É uma pena que as duas economias, a espanhola e a alemã, tenham tanta semelhança como um ovo e uma castanha. Marcel Jansen, da Fedea, diz que pelo menos agora as decisões são rápidas e contundentes. Alguma coisa foi aprendida. “A mensagem de ontem [terça-feira] de Sánchez sobre fazer ‘o que for preciso’ veio acompanhada de um pedido de responsabilidade social. Se vamos irrigar a economia com 200 bilhões de euros (1,08 trilhão de reais), as empresas não terão argumentos para realizar ajustes duros.
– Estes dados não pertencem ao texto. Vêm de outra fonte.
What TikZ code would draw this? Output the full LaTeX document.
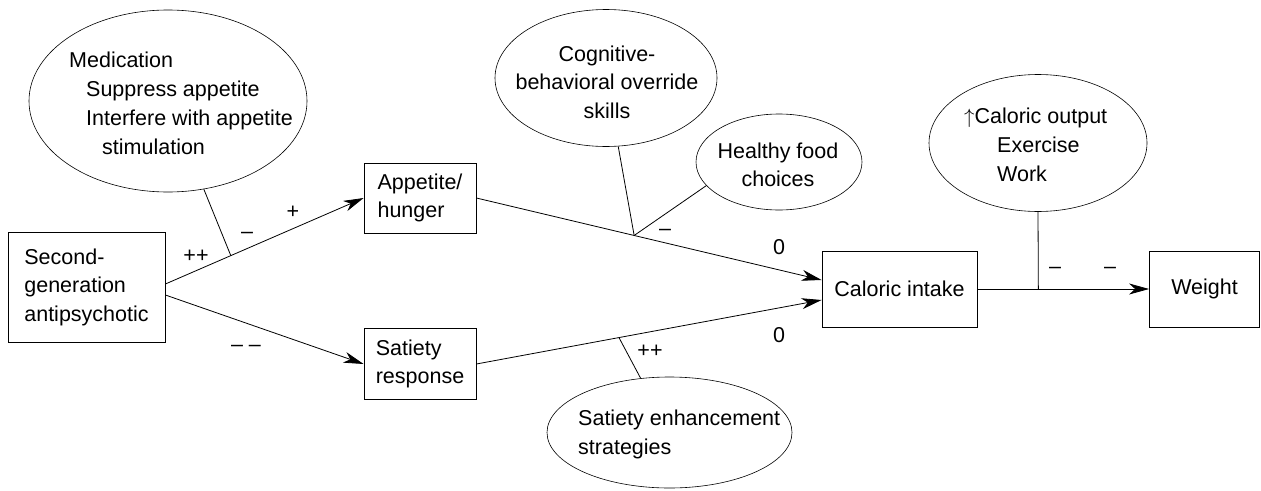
\documentclass[tikz,border=0pt]{standalone}
\usepackage{fontspec}
\setmainfont{Liberation Sans}
\usetikzlibrary{shapes.geometric,arrows.meta,calc}
\begin{document}
\begin{tikzpicture}[x=1pt,y=-1pt,
  every node/.style={font=\fontsize{21.5}{28.5}\selectfont},
  box/.style={draw, line width=0.8pt, inner sep=0pt, align=left},
  oval/.style={ellipse, draw, line width=0.6pt, inner sep=0pt},
  lbl/.style={inner sep=0pt},
  link/.style={line width=0.8pt},
  arr/.style={link, -{Stealth[length=20pt,width=11pt,inset=6pt]}}]
\useasboundingbox (0,0) rectangle (1261,490);
% boxes
\node[box, minimum width=157pt, minimum height=110pt] (sga) at (86.5,287) {Second-\\generation\\antipsychotic};
\node[box, minimum width=112pt, minimum height=70pt] (app) at (420,198) {Appetite/\\hunger};
\node[box, minimum width=112pt, minimum height=71pt] (sat) at (420,364) {Satiety\\response};
\node[box, minimum width=155pt, minimum height=76pt] (cal) at (899.5,289) {Caloric intake};
\node[box, minimum width=110pt, minimum height=76pt] (wt) at (1204.5,289) {Weight};
% ellipses
\node[oval, minimum width=278pt, minimum height=182pt] (med) at (168,101) {};
\node[oval, minimum width=222pt, minimum height=137pt] (cog) at (606,78) {};
\node[oval, minimum width=166pt, minimum height=96pt] (heal) at (779,162) {};
\node[oval, minimum width=218pt, minimum height=137pt] (cout) at (1038,143) {};
\node[oval, minimum width=245pt, minimum height=111pt] (senh) at (669.5,432.5) {};
% ellipse texts
\node[lbl, anchor=base west] (m1) at (69,67) {Medication};
\node[lbl, anchor=base west] (m2) at (86,96) {Suppress appetite};
\node[lbl, anchor=base west] (m3) at (86,125) {Interfere with appetite};
\node[lbl, anchor=base west] (m4) at (102,154) {stimulation};
\node[lbl, align=center] (cogt) at (607,82) {Cognitive-\\behavioral override\\skills};
\node[lbl, align=center] (healt) at (778,165) {Healthy food\\choices};
\node[lbl, anchor=base west] (c1) at (964,123) {$\uparrow$Caloric output};
\node[lbl, anchor=base west] (c2) at (997,152) {Exercise};
\node[lbl, anchor=base west] (c3) at (997,181) {Work};
\node[lbl, anchor=base west] (s1) at (578,425) {Satiety enhancement};
\node[lbl, anchor=base west] (s2) at (578,454) {strategies};
% arrows
\draw[arr] ([yshift=3pt]sga.east) -- coordinate[pos=0.33] (j1) (app.west);
\draw[arr] ([yshift=-8pt]sga.east) -- (sat.west);
\draw[arr] (app.east) -- coordinate[pos=0.457] (j2) ([yshift=9pt]cal.west);
\draw[arr] (sat.east) -- coordinate[pos=0.413] (j3) ([yshift=-11pt]cal.west);
\draw[arr] (cal.east) -- coordinate[pos=0.355] (j4) (wt.west);
\draw[link] (med) -- (j1);
\draw[link] (cog) -- (j2);
\draw[link] (heal.198) -- (j2);
\draw[link] (senh) -- (j3);
\draw[link] (cout.south) -- (j4);
% labels
\node[lbl] (l1) at (196,256) {++};
\node[lbl] (l2) at (247,235.5) {–};
\node[lbl] (l3) at (293,212) {+};
\node[lbl] (l4) at (246,348.5) {– –};
\node[lbl] (l5) at (665,232.5) {–};
\node[lbl] (l6) at (779,247) {0};
\node[lbl] (l7) at (779,335) {0};
\node[lbl] (l8) at (650,351) {++};
\node[lbl] (l9) at (1055,270.5) {–};
\node[lbl] (l10) at (1110,270.5) {–};
\end{tikzpicture}
\end{document}
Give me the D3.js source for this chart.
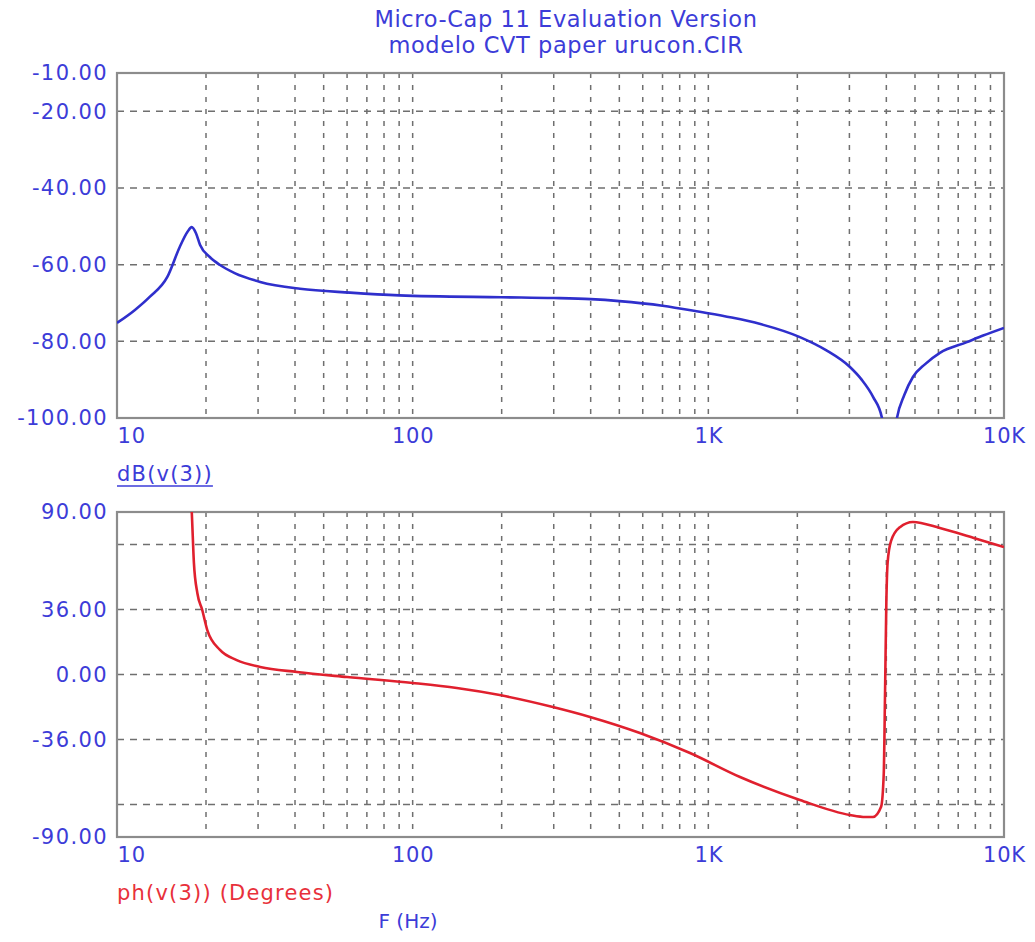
<!DOCTYPE html>
<html>
<head>
<meta charset="utf-8">
<script src="https://cdn.jsdelivr.net/npm/d3@7"></script>
<style>
  html, body { margin: 0; padding: 0; background: #ffffff; }
  svg { display: block; }
  text { font-family: "DejaVu Sans", Verdana, sans-serif; }
</style>
</head>
<body>
<svg id="chart" width="1035" height="942"></svg>
<script>
// ---------------- data ----------------
const titleLines = ["Micro-Cap 11 Evaluation Version", "modelo CVT paper urucon.CIR"];

const freqTicks = [10, 100, 1000, 10000];
const freqTickLabels = ["10", "100", "1K", "10K"];

const magTicks = [-10, -20, -40, -60, -80, -100];
const magGrid = [-20, -40, -60, -80];
const phTicks = [90, 36, 0, -36, -90];
const phGrid = [72, 36, 0, -36, -72];

// magnitude dB(v(3))
const magFreq = [10, 11.5, 12.9, 14.8, 16.3, 17.3, 17.9, 18.5, 19.1, 20.6, 22.3, 25.0, 30.5, 41.6, 61.4, 90, 200, 300, 400, 500, 700, 935, 1200, 1500, 2040, 2500, 3013, 3300, 3607, 3866, 4000, 4100, 4200, 4345, 4600, 4920, 5400, 6070, 7490, 8500, 10000];
const magDb   = [-75.2, -71.8, -68.4, -63.2, -55.4, -51.5, -50.2, -51.8, -54.9, -58.0, -60.1, -62.2, -64.5, -66.3, -67.3, -68.0, -68.5, -68.7, -69.0, -69.5, -70.7, -72.3, -73.8, -75.5, -78.9, -82.3, -86.7, -90.0, -94.5, -100.0, -108, -125, -108, -100.0, -94.0, -89.3, -86.0, -83.0, -80.2, -78.5, -76.5];

// phase ph(v(3)) (Degrees)
const phFreq = [17.6, 17.9, 18.2, 18.7, 19.4, 20.2, 22.3, 25.4, 30.5, 40.6, 60, 100, 141, 197, 298, 398, 587, 867, 1280, 2040, 3013, 3400, 3607, 3840, 3920, 3960, 4000, 4040, 4150, 4446, 4920, 6070, 7900, 10000];
const phDeg  = [110, 90, 62, 45, 36, 24.6, 13.6, 8.0, 4.2, 1.4, -1.4, -4.7, -7.5, -11.4, -18.0, -23.5, -32.4, -43.5, -56.8, -69.5, -77.8, -78.9, -78.9, -73.3, -55, -10, 40, 62, 74, 81.6, 84.5, 81.1, 75.6, 70.6];

// ---------------- layout ----------------
const svg = d3.select("#chart");
const blue = "#3c3cd8";
const left = 117, right = 1004;
const top1 = 73, bot1 = 418;
const top2 = 512, bot2 = 837;

const x = d3.scaleLog().domain([10, 10000]).range([left, right]);
const yMag = d3.scaleLinear().domain([-100, -10]).range([bot1, top1]);
const yPh = d3.scaleLinear().domain([-90, 90]).range([bot2, top2]);

const fmt = d => d3.format(".2f")(d).replace("\u2212", "-");

// title
svg.selectAll("text.title").data(titleLines).enter().append("text")
  .attr("class", "title")
  .attr("x", 566).attr("y", (d, i) => 27 + i * 26)
  .attr("text-anchor", "middle")
  .attr("font-size", 22.5)
  .attr("letter-spacing", 0.6)
  .attr("fill", blue)
  .text(d => d);

// vertical grid frequencies
const vGrid = [];
[10, 100, 1000].forEach(dec => { for (let k = 2; k <= 10; k++) { const f = dec * k; if (f < 10000) vGrid.push(f); } });

function panel(yScale, grid, ticks, yTop, yBot, id) {
  const g = svg.append("g");
  g.selectAll("line.hg").data(grid).enter().append("line")
    .attr("x1", left).attr("x2", right)
    .attr("y1", d => yScale(d)).attr("y2", d => yScale(d))
    .attr("stroke", "#6f6f6f").attr("stroke-width", 1.5)
    .attr("stroke-dasharray", "7,6");
  g.selectAll("line.vg").data(vGrid).enter().append("line")
    .attr("x1", d => x(d)).attr("x2", d => x(d))
    .attr("y1", yTop).attr("y2", yBot)
    .attr("stroke", "#6f6f6f").attr("stroke-width", 1.5)
    .attr("stroke-dasharray", "5,7");
  g.append("rect")
    .attr("x", left).attr("y", yTop)
    .attr("width", right - left).attr("height", yBot - yTop)
    .attr("fill", "none").attr("stroke", "#8c8c8c").attr("stroke-width", 2.2);
  svg.append("clipPath").attr("id", id).append("rect")
    .attr("x", left).attr("y", yTop).attr("width", right - left).attr("height", yBot - yTop);
  const ya = d3.axisLeft(yScale).tickValues(ticks).tickSize(0).tickPadding(9)
    .tickFormat(fmt);
  const ag = svg.append("g").attr("transform", `translate(${left},0)`).call(ya);
  ag.select(".domain").remove();
  ag.selectAll("text").attr("font-size", 21).attr("fill", blue)
    .attr("font-family", "DejaVu Sans, sans-serif").attr("letter-spacing", 1.4);
  const xa = d3.axisBottom(x).tickValues(freqTicks).tickSize(0).tickPadding(10)
    .tickFormat((d, i) => freqTickLabels[i]);
  const xg = svg.append("g").attr("transform", `translate(0,${yBot})`).call(xa);
  xg.select(".domain").remove();
  xg.selectAll("text").attr("font-size", 21).attr("fill", blue)
    .attr("font-family", "DejaVu Sans, sans-serif").attr("letter-spacing", 0.8)
    .attr("text-anchor", (d, i) => i === 0 ? "start" : "middle");
}

panel(yMag, magGrid, magTicks, top1, bot1, "clipMag");
panel(yPh, phGrid, phTicks, top2, bot2, "clipPh");

// curves
const magLine = d3.line().x((d, i) => x(magFreq[i])).y(d => yMag(d)).curve(d3.curveMonotoneX);
svg.append("path").datum(magDb)
  .attr("d", magLine)
  .attr("clip-path", "url(#clipMag)")
  .attr("fill", "none").attr("stroke", "#2f2fcc").attr("stroke-width", 2.6);

const phLine = d3.line().x((d, i) => x(phFreq[i])).y(d => yPh(d)).curve(d3.curveMonotoneX);
svg.append("path").datum(phDeg)
  .attr("d", phLine)
  .attr("clip-path", "url(#clipPh)")
  .attr("fill", "none").attr("stroke", "#e0202e").attr("stroke-width", 2.6);

// series labels
const l1 = svg.append("text").attr("x", left).attr("y", 481)
  .attr("font-size", 21).attr("letter-spacing", 1.2).attr("fill", blue).text("dB(v(3))");
const bb = l1.node().getBBox();
svg.append("line").attr("x1", bb.x).attr("x2", bb.x + bb.width)
  .attr("y1", 486).attr("y2", 486).attr("stroke", blue).attr("stroke-width", 1.5);

svg.append("text").attr("x", left).attr("y", 900)
  .attr("font-size", 21).attr("letter-spacing", 1.2).attr("fill", "#e8303a").text("ph(v(3)) (Degrees)");

svg.append("text").attr("x", 408).attr("y", 928)
  .attr("text-anchor", "middle")
  .attr("font-size", 20).attr("fill", blue).text("F (Hz)");
</script>
</body>
</html>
Pelo menos até que a situação econômica e a duração da crise não tenham sido esclarecidas”.
Significa caminhar juntos e dividir as perdas. “Se a parada for breve, as empresas devem liberar recursos não pagando dividendos, mantendo a relação com os trabalhadores, que por sua vez deverão se comprometer a compensar as empresas no restante do ano. Todos precisamos contribuir para evitar uma crise duradoura”, afirma Jansen.
Seis meses depois da queda de Lehman Brothers, a Espanha perdeu 1,3 milhão de postos de trabalho. Desde então, diz o porta-voz da Fedea, não se resolveu a dualidade trabalhista (contratos muito frágeis contra outros com ampla proteção), o país também não criou uma reserva fiscal para enfrentar novas recessões. “Isso significa que a Espanha, unilateralmente, pode não ser capaz de desenvolver medidas sem cobertura europeia. Passamos anos com uma política fiscal irresponsável, mantendo diminuições de impostos com 14% de desemprego, e uma relação dívida/PIB que se aproxima de 100%”. Francisco Román, presidente da Fundação Seres, lembra por e-mail que “a força das empresas se materializa na solidez das comunidades das que fazem parte”. Demonstrar essa solidez como sociedade é o que o país precisa para seguir em frente com os menores danos possíveis.